A company of the Dundas Militia under Ens. Clark landed on Presqu'ile Island just as an American force landed on the same island and a sharp exchange of fire occurred. The Americans were pinned down by accurate fire from the Dundas men, concealed amongst the bushes and trees, and they were forced to retreat back to Toussaint's Island. During their hasty retreat, one of the American boats drifted away from their force and was captured by the Dundas militia. The boat contained 7 muskets, 2 swords, and a number of necessary provisions.

Soon, drawn to the noise of battle, more Dundas militiamen arrived on Presqu'ile to bolster the Canadian positions in case of a second invasion. Col. Allan MacDonell in command of the Dundas Militia, along with Capt. Shaver and Capt. Ault were joined by two companies of Grenville Militia under Capts. Monroe and Dulmage and Lt. Richard Duncan Fraser who brought along a 9-pounder artillery piece from Prescott that had originally been captured during the Battle of the Thousand Islands. After a few rounds of fire from the cannon and muskets, the Americans abandoned the island and retreated across the St.
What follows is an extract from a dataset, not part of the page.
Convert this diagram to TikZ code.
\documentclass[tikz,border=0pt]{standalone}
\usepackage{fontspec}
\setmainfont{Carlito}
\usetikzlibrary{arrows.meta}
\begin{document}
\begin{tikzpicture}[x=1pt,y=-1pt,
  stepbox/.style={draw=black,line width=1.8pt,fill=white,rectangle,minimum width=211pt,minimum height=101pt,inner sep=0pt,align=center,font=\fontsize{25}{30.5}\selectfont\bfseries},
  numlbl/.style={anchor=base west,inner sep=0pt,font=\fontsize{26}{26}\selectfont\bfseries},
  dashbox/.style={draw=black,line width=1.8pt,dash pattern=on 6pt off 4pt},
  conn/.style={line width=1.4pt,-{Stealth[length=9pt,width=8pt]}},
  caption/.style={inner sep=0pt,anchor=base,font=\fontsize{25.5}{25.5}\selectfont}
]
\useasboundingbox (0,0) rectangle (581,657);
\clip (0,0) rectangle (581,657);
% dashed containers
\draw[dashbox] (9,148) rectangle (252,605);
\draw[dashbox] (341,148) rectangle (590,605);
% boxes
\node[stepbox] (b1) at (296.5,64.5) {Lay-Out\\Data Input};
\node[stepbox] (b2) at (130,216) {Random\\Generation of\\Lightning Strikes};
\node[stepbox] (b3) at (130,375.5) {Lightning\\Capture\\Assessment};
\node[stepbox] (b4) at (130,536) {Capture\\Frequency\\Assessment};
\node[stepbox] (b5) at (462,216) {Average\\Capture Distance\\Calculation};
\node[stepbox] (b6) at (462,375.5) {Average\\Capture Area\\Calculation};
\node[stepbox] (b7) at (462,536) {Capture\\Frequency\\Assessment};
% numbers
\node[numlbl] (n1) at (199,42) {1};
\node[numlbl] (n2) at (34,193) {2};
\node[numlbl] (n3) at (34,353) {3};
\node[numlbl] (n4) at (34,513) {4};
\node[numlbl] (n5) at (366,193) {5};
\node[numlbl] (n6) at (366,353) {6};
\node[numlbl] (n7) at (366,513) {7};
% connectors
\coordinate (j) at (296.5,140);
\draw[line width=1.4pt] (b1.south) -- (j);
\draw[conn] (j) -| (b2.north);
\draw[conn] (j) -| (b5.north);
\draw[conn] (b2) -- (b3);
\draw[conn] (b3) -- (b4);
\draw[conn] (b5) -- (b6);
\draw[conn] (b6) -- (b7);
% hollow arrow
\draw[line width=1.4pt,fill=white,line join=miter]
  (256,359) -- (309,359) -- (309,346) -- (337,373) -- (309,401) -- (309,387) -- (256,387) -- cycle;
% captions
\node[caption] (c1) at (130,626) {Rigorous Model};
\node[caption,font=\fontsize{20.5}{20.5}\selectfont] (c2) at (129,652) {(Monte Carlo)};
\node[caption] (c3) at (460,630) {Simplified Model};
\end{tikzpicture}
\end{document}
Lawrence River to the New York side.

Order of Battle
British Forces
1st Regiment of Dundas Militia - Col. Allan MacDonell 
 1st Flank Company - Capt. Michael Ault, Ens. Duncan Clark 
 Sedentary Company - Capt. Jacob Shaver 

1st Regiment of Grenville Militia 
 1st Flank Company - Capt. Hugh Monroe (Munro)
 2nd Flank Company - Capt. Philip Dulmadge 

2nd Regiment of Grenville Militia (detachment) 
 2nd Flank Company - Lt. Richard D. Fraser   

Royal Newfoundland Fencibles - Maj. Rowland Heathcote  

American Forces
New York Militia - Capt. Giffin, Lt.. Church
Gun Boat

Aftermath
Canadian losses were one killed and several wounded, while the Americans suffered considerable losses.